The EIA reported an injection of 103 Bcf for the week ending 9/16/2022. This was the largest injection of 2022. The result exceeded consensus forecasts for an injection of 92 Bcf. The prompt contract was off $0.30 on the day and continued the down trend that start a week ago which started off of the news that the potential rail strike had been avoided easing concerns of coal shortages and increased coal to gas switching. That’s the story in the front part of the curve, the back part of the curve has also been under pressure off the news that Tellurian has scrapped fundraising plans for their Driftwood LNG project in Louisiana. Market participants are likely forecasting less LNG demand in Cal26 and beyond due to reduced probability of the Driftwood project which has a proposed nameplate capacity of 3.6 Bcf/day of export capability.



PJM stakeholders have been working on proposed rule changes for generators that provide black start service to the ISO. PJM’s tariffs require it to procure black start service from generators that have ability to restart the power grid after a blackout. The revised rules will place new fuel assurance requirements on the generators providing black start service.  These rule changes were prompted by PJM’s concern that it could be prevented from restarting the grid quickly after a black out if resources designated to provide black start service were unavailable due to lack of fuel.   The proposed rule changes will require that each transmission owner zone be required to have at least one fuel-assured black start resource site per zone.  PJM expects that the revisions will be voted on by stakeholders at the Markets and Reliability

Committee in October and the

Members Committee in November. The costs for black start service are charged to retail electricity suppliers, and ultimately passed on to customers.

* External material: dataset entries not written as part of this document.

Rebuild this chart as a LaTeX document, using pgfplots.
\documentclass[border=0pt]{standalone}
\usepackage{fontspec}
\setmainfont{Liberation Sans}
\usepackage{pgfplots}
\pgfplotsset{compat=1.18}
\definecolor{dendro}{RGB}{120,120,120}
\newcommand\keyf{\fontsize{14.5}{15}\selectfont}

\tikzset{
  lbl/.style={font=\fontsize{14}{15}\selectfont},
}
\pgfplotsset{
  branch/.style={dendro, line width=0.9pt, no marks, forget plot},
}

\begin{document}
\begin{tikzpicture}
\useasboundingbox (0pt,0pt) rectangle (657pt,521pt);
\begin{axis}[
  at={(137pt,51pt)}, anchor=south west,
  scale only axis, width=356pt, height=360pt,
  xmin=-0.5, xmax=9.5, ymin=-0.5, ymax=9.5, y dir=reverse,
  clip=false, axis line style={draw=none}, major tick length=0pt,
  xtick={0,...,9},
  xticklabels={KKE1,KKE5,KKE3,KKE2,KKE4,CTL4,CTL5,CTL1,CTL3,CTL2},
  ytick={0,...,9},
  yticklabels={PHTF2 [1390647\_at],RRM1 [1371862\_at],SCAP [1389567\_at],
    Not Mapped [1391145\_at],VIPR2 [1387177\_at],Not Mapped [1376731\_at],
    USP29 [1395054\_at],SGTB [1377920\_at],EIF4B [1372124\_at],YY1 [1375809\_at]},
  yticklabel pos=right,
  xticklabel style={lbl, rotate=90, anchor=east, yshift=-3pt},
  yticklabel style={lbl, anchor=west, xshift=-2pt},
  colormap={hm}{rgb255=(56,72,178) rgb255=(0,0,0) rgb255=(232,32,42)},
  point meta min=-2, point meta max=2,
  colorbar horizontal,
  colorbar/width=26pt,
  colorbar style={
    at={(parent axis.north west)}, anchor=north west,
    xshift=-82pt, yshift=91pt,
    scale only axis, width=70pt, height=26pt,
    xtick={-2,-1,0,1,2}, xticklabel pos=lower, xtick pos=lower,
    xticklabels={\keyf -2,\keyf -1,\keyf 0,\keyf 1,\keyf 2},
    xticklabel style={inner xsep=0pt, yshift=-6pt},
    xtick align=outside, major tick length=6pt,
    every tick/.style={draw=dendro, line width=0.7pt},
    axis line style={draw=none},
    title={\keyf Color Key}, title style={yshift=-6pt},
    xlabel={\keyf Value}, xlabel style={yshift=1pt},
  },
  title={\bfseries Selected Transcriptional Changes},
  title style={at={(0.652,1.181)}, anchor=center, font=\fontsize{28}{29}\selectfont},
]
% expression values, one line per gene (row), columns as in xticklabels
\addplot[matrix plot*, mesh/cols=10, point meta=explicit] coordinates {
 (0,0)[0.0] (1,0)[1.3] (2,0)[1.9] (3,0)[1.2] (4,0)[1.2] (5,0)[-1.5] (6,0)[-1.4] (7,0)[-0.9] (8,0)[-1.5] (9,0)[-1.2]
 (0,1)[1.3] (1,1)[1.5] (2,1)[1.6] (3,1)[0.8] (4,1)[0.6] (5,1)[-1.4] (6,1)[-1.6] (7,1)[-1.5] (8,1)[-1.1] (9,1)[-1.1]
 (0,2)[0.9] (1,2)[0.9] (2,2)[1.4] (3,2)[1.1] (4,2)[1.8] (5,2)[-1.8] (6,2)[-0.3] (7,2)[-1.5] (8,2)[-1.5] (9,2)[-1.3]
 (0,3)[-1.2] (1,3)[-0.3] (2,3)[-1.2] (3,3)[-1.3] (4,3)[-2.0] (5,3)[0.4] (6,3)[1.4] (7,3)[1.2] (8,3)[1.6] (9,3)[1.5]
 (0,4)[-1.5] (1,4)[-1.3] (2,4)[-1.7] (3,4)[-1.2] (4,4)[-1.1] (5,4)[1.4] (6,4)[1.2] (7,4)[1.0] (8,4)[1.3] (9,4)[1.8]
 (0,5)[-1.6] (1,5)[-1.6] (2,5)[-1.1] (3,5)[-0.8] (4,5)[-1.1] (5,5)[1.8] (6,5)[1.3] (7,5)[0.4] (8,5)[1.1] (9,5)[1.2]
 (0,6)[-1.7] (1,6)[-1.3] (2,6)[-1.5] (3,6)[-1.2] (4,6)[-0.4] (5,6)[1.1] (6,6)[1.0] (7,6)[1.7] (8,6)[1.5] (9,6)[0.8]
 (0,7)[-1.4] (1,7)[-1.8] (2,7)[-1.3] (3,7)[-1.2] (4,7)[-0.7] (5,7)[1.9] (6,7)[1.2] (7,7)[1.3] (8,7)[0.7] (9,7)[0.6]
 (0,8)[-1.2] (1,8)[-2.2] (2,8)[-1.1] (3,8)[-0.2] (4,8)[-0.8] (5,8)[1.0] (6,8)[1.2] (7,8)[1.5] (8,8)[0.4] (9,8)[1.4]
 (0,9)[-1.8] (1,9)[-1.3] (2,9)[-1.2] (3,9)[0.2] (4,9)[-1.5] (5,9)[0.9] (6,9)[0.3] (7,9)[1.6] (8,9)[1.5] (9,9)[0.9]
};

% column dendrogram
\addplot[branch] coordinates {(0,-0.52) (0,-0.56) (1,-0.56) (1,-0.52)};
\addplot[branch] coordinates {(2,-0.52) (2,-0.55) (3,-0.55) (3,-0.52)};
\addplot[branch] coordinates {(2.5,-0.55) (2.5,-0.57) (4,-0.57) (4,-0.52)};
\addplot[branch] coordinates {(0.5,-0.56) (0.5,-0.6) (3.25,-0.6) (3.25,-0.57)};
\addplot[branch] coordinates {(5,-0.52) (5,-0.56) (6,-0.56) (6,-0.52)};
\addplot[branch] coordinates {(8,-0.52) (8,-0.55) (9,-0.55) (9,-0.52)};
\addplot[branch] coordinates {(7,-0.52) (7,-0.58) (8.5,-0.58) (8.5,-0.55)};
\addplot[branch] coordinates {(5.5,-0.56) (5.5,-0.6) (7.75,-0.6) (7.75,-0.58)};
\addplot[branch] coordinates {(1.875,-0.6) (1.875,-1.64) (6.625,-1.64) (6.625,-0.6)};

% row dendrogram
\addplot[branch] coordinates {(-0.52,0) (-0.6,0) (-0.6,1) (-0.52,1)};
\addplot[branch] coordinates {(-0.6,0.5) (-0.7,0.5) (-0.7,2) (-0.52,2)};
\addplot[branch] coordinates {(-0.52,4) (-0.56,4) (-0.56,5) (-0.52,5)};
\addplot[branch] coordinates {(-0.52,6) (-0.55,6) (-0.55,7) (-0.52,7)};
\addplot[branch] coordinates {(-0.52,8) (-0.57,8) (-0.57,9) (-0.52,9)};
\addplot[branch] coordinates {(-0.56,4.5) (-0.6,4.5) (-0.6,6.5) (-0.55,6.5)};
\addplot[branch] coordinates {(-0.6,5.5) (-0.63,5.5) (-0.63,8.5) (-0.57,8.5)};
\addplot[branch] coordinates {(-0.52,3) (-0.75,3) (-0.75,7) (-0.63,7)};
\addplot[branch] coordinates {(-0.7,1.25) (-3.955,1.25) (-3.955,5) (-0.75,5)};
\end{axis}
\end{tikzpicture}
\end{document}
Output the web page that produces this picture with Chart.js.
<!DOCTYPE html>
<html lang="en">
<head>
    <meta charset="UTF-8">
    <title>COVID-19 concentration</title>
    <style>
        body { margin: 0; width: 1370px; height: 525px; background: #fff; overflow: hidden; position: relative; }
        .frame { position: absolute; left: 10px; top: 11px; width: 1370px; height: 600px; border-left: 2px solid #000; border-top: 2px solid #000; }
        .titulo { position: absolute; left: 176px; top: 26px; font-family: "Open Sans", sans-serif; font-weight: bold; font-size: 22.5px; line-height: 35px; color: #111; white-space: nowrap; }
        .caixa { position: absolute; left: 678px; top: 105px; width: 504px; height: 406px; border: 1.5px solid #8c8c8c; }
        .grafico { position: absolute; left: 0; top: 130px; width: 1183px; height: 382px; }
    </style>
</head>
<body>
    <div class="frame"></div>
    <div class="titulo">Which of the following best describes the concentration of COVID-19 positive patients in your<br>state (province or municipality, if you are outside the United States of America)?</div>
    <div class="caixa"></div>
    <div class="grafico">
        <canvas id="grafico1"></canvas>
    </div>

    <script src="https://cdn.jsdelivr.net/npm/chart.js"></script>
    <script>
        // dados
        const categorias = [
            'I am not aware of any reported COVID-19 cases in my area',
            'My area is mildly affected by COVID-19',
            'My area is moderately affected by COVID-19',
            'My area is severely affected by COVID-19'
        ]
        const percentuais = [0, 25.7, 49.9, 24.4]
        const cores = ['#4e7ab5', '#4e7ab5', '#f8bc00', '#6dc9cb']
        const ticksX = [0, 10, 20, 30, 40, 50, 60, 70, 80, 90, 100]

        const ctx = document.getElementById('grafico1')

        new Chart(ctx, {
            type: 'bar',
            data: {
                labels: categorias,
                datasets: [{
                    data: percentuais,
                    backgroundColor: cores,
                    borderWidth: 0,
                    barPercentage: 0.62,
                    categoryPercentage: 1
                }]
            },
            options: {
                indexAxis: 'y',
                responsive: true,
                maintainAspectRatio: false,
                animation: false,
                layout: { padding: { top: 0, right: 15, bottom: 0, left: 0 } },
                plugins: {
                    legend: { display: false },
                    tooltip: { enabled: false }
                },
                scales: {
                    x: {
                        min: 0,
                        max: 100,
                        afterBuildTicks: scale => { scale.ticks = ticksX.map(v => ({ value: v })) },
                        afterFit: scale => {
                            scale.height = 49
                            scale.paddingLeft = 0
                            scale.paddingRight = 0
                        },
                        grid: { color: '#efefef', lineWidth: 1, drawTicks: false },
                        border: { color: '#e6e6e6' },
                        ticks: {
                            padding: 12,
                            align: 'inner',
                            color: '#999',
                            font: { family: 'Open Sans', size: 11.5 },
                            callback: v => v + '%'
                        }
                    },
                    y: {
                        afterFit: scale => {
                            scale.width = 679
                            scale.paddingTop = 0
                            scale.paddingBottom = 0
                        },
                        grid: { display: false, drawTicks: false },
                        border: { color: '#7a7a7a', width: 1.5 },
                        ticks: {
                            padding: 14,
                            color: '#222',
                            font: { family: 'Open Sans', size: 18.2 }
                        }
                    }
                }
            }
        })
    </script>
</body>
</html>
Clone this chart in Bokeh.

On September 15, 2022, the New York State Public Service Commission (“NYPSC”) approved construction or operating permits for 600MW of solar and wind projects, totaling a combined 600 MW. Two 120MW wind projects in Steuben County and a 280MW solar project in Genesee county were among those approved. New York State has goals to obtain 70% of its generation from renewable sources by 2030 and zero carbon emissions from the grid by 2040. The approved projects likely have Tier 1 REC contracts from NYSERDA, the costs of which are charged to electricity suppliers, and ultimately passed on to customers. 


On September 15, 2022, the Biden administration announced a target of 15 GW of floating offshore wind capacity by 2035 and create a Floating Offshore Wind “Shot”, an initiative to reduce floating technology costs by more than 70% by 2035 to $45/MWh.By creating this initiative, the administration is looking to de-risk the technology by accelerating breakthroughs in engineering, manufacturing, and other innovation areas. Northeast U.S. states have signed long term contracts for more than 17 GW of offshore wind projects, all of which will be “fixed bottom” rather than floating projects.  that will come on-line over the next several years, beginning in 2023.

Globally, just 0.1 GW of floating offshore wind has been deployed to date, compared with more than 50 GW of fixed-bottom offshore wind capacity.


On September 15, 2022, management and unions representing 50,000 engineers and conductors reached an agreement averting a railroad strike that had threatened to cripple US supply chains and cause chaos in the natural gas and power markets. According to the US Energy Information Administration (“EIA”), coal fired plants produced 22% of all electricity generation during 2021 and most of that coal was delivered to generator sites by rail. Any interruption of coal fired generation caused by a strike would be replaced primarily by natural gas fired generation. In its September short term outlook, EIA reported that natural gas inventories ended August 12% below the five-year average but expected inventories to rebound to only 7% below the five-year average by November 1.  Natural gas markets were volatile after the news but end of day prices were not materially different than opening quotes.